Gracias a los Dardenne conocimos la vulnerabilidad económica de Europa, sus zonas de exclusión y sus excluidos mucho antes de que el periodismo nos informara de la crisis del euro. Para quienes vimos sus películas, las posteriores noticias de la mega-desocupación y las crisis de los inmigantess no pudieron resultarnos sorpresivas. Pero este valor contextual nunca fue el rasgo más valioso de su cine. Con un material que en otras manos hubiera apelado a nuestra conmiseración bienpensante, el realismo de los Dardenne encontró su fuerza en la medida en que fue capaz de filmar no la realidad en la que sus criaturas se hundían, sino la posibilidad desde la que se elevaban. El hijo, en este terreno, es su hazaña suprema e insuperada, no sólo para ellos sino para cualquier otro cineasta actual (crece en mí la impresión de que se trata de la mejor película que dio hasta hoy el siglo xxi). La impiedad sistémica está presente como fondo difuso, la corrosión moral deja huellas y traumas irreparables en el fuera de campo de un relato sobrio, emocional y contundente. Lo terrible ha sucedido antes y puede suceder después, pero la cámara filma el mientras tanto.
Los cuerpos tienen tal peso en el cine de los Dardenne que sus películas permiten -si bien no imponen- una lectura erótica, desde La promesa hasta El chico de la bicicleta, pasando por Rosetta y El hijo. Una sensualidad algo perversa podría ser el móvil secreto de estos seres en apariencia desvalidos. En casos como los de los padres que interpreta Olivier Gourmet en La promesa y El hijo, esa sensualidad bien podría devenir en una inquietante pederastía. Pero esos móviles eróticos son siempre cruzados por una vacilación que se resiste a la reducción psicopatológica. La vacilación a la que me refiero es la capacidad de los Dardenne de filmar el arrojo y la posibilidad. Por eso lo decisivo en sus películas raramente pasa por parlamentos o gestos conclusivos y casi siempre queda en suspensión. Las mejores películas suyas se cortan un minuto antes de que una situación pueda estabilizarse y dejan al espectador en el vilo de lo no resuelto.
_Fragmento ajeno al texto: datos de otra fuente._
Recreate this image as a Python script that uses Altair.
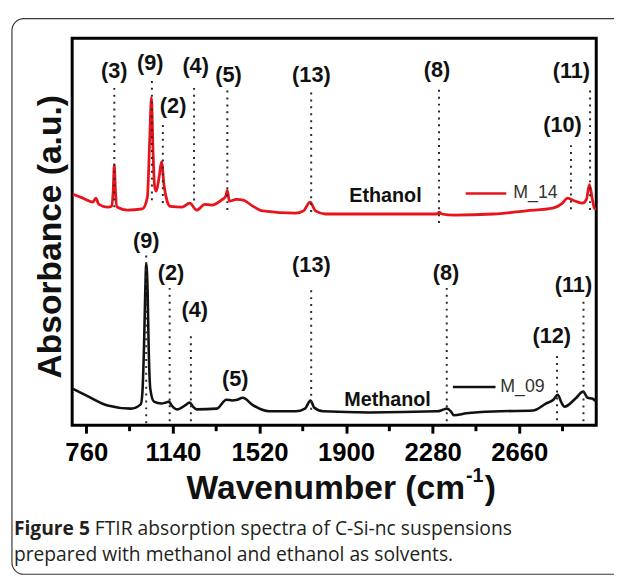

Si hago este extenso preámbulo es para decir que, en Dos días, una noche, su última película hasta el momento, los Dardenne parecen haber perdido su secreto más preciado y terminan transformados en apenas discretos imitadores de sus rasgos más exteriores. En el personaje interpretado por Marion Cotillard aparecen algunos de los rasgos constantes de sus protagonistas anteriores. Otra vez una expulsada del sistema, otra vez alguien que tiene que pujar por ser admitido cuando todo el contexto quiere excluirla. Otra vez la inhumanidad de la supervivencia del más apto que pone a prueba la resistencia de los sujetos. Pero estos "otra vez" ahora se perciben como "¿otra vez?". Su celebrada destreza para plantear situaciones límites que amenazan con quebrar a criaturas frágiles se ven como una fórmula fatigada.
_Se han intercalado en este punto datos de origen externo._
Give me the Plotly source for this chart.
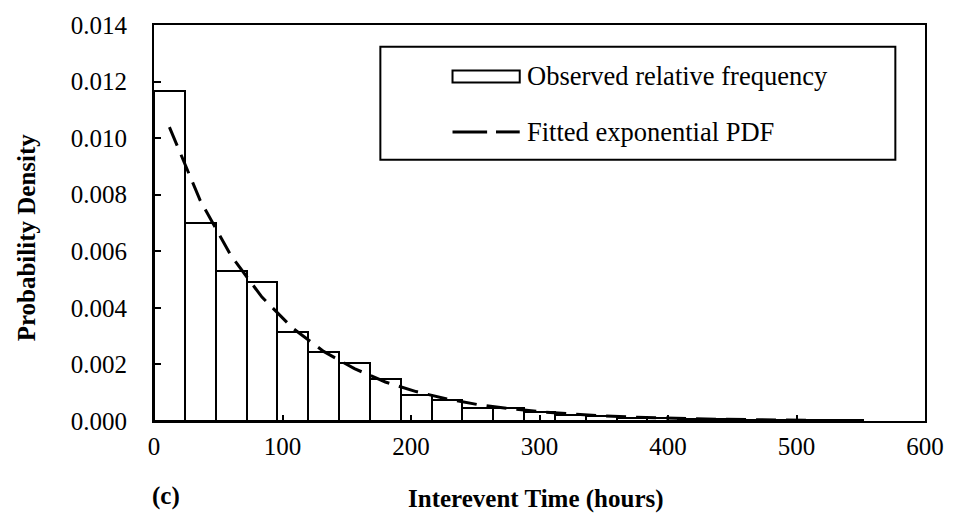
import plotly.graph_objects as go

# ---- data ----
bin_centers = [12, 36, 60, 84, 108, 132, 156, 180, 204, 228, 252, 276, 300,
               324, 348, 372, 396, 420, 444, 468, 492, 516, 540]
observed_freq = [0.01165, 0.00699, 0.00530, 0.00492, 0.00315, 0.00243, 0.00205,
                 0.00150, 0.00092, 0.00075, 0.00047, 0.00045, 0.00033, 0.00022,
                 0.00017, 0.00009, 0.00010, 0.00008, 0.00006, 0.00005, 0.00004,
                 0.00003, 0.00002]
fitted_pdf = [0.01039, 0.00779, 0.00584, 0.00438, 0.00328, 0.00246, 0.00185,
              0.00138, 0.00104, 0.00078, 0.00058, 0.00044, 0.00033, 0.00025,
              0.00018, 0.00014, 0.00010, 0.00008, 0.00006, 0.00004, 0.00003,
              0.00002, 0.00002]
bin_width = 24
x_ticks = [0, 100, 200, 300, 400, 500, 600]
y_ticks = [0.000, 0.002, 0.004, 0.006, 0.008, 0.010, 0.012, 0.014]

FONT = "Liberation Serif"

fig = go.Figure()
fig.add_trace(go.Bar(
    x=bin_centers, y=observed_freq, width=bin_width,
    marker=dict(color="white", line=dict(color="black", width=2)),
    name="Observed relative frequency", showlegend=False,
))
fig.add_trace(go.Scatter(
    x=bin_centers, y=fitted_pdf, mode="lines",
    line=dict(color="black", width=3, dash="20px,10px"),
    name="Fitted exponential PDF", showlegend=False,
))

W, H = 956, 519
L, R, T, B = 154, 22, 21, 98
pw, ph = W - L - R, H - T - B


def px(x):
    return (x - L) / pw


def py(y):
    return (H - B - y) / ph


fig.update_layout(
    width=W, height=H,
    margin=dict(l=L, r=R, t=T, b=B),
    paper_bgcolor="white", plot_bgcolor="white",
    font=dict(family=FONT, size=25, color="black"),
    bargap=0,
    xaxis=dict(range=[0, 600], tickvals=x_ticks, ticks="inside", ticklen=6,
               tickwidth=1.5, tickcolor="black", showline=True, linecolor="black",
               linewidth=2, mirror=True, showgrid=False, zeroline=False,
               ticklabelstandoff=2),
    yaxis=dict(range=[0, 0.014], tickvals=y_ticks, tickformat=".3f",
               ticks="inside", ticklen=7, tickwidth=1.5, tickcolor="black",
               showline=True, linecolor="black", linewidth=2, mirror=True,
               showgrid=False, zeroline=False, ticklabelstandoff=20),
)

annotations = [
    dict(text="<b>Probability Density</b>", x=px(25), y=py(235), textangle=-90,
         xanchor="center", yanchor="middle", font=dict(size=25)),
    dict(text="<b>Interevent Time (hours)</b>", x=px(540), y=py(500),
         xanchor="center", yanchor="middle", font=dict(size=25)),
    dict(text="<b>(c)</b>", x=px(166), y=py(497),
         xanchor="center", yanchor="middle", font=dict(size=25)),
    dict(text="Observed relative frequency", x=px(529), y=py(73),
         xanchor="left", yanchor="middle", font=dict(size=26.5)),
    dict(text="Fitted exponential PDF", x=px(529), y=py(129),
         xanchor="left", yanchor="middle", font=dict(size=26.5)),
]
for a in annotations:
    a.update(xref="paper", yref="paper", showarrow=False)
fig.update_layout(annotations=annotations)

shapes = [
    dict(type="rect", x0=px(383), x1=px(904), y0=py(157), y1=py(43),
         line=dict(color="black", width=2), fillcolor="rgba(0,0,0,0)"),
    dict(type="rect", x0=px(456), x1=px(524), y0=py(79), y1=py(67),
         line=dict(color="black", width=2), fillcolor="white"),
    dict(type="line", x0=px(456), x1=px(491), y0=py(129), y1=py(129),
         line=dict(color="black", width=3)),
    dict(type="line", x0=px(500), x1=px(524), y0=py(129), y1=py(129),
         line=dict(color="black", width=3)),
]
for s in shapes:
    s.update(xref="paper", yref="paper")
fig.update_layout(shapes=shapes)

fig.write_html("out.html")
Hay una evidencia ilevantable: la premisa argumental -la trabajadora que debe torcer el resultado de una votación de sus propios compañeros que la dejaron sin su puesto de trabajo, porque la patronal los hizo elegir entre el empleo de ella y un bono extra para cada uno- es planteada en el primer rollo del film con una prolija explicación. El conflicto se presenta a modo de hipótesis de un teorema o como el desafío a vencer en un concurso. El mismo título nos anuncia que ella tendrá dos días y una noche para revertir su situación, hablando con cada uno para tratar de cambiar sus votos. Desde ese arranque, el mecanismo narrativo por sketches se hará previsible y finalmente mecánico. La estructura episódica hace que la protagonista deba enfrentarse a reacciones diversas, a competidores que mostrarán motivos para aferrarse a su propia conveniencia antes que a la solidaridad de clase; será también muy previsible que, para que el cuadro sea matizado, algunos de los compañeros muestren su sensibilidad o se pongan de su lado. Todo suena burocrático. La progresión por acumulación de votos está impuesta por el planteo inicial y la necesidad de que algunos de los compañeros quiebren la monotonía del procedimiemto también se siente como truco. La fuerza de la contingencia que animaba las genialidades anteriores de sus películas está ahora suplantada por una misión a cumplir, paso a paso.
Algunas diferencias notorias hacen que Dos días, una noche sea un reflejo pálido de la poética dardenniana. La explicación del conflicto en el primer acto es una debilidad inadmisible para los creadores del desafío enigmático que constituía el maestro de carpintería de El hijo o el adolescente cándido de La promesa. Ahora los Dardenne deben dejar claro todo en diez minutos y la meta de la acción, con su conveniente epílogo edificante, es esperado por toda la longitud del metraje.
Dos: las motivaciones de los personajes y su campo de acción pasa por los diálogos argumentativos, lejos de la potencia física, las caídas, los saltos, las corridas y las luchas cuerpo a cuerpo de sus mejores films. En su locuaz explicitud, los personajes de Dos días, una noche se parecen más que nunca a los héroes cartesianos del cine francés que siempre saben lo que quieren y lo que les falta. Está razonabilidad y su cualidad de exponentes de un estado de cosas social impide la irrupción del elemento trascendente que los distinguía y a la vez los des-sexualiza: nunca antes un personaje dardenniano lució como una "víctima digna" como en este caso.
Dos días, una noche parece mostrar la fatiga de un planteo que dio anteriormente mejores frutos.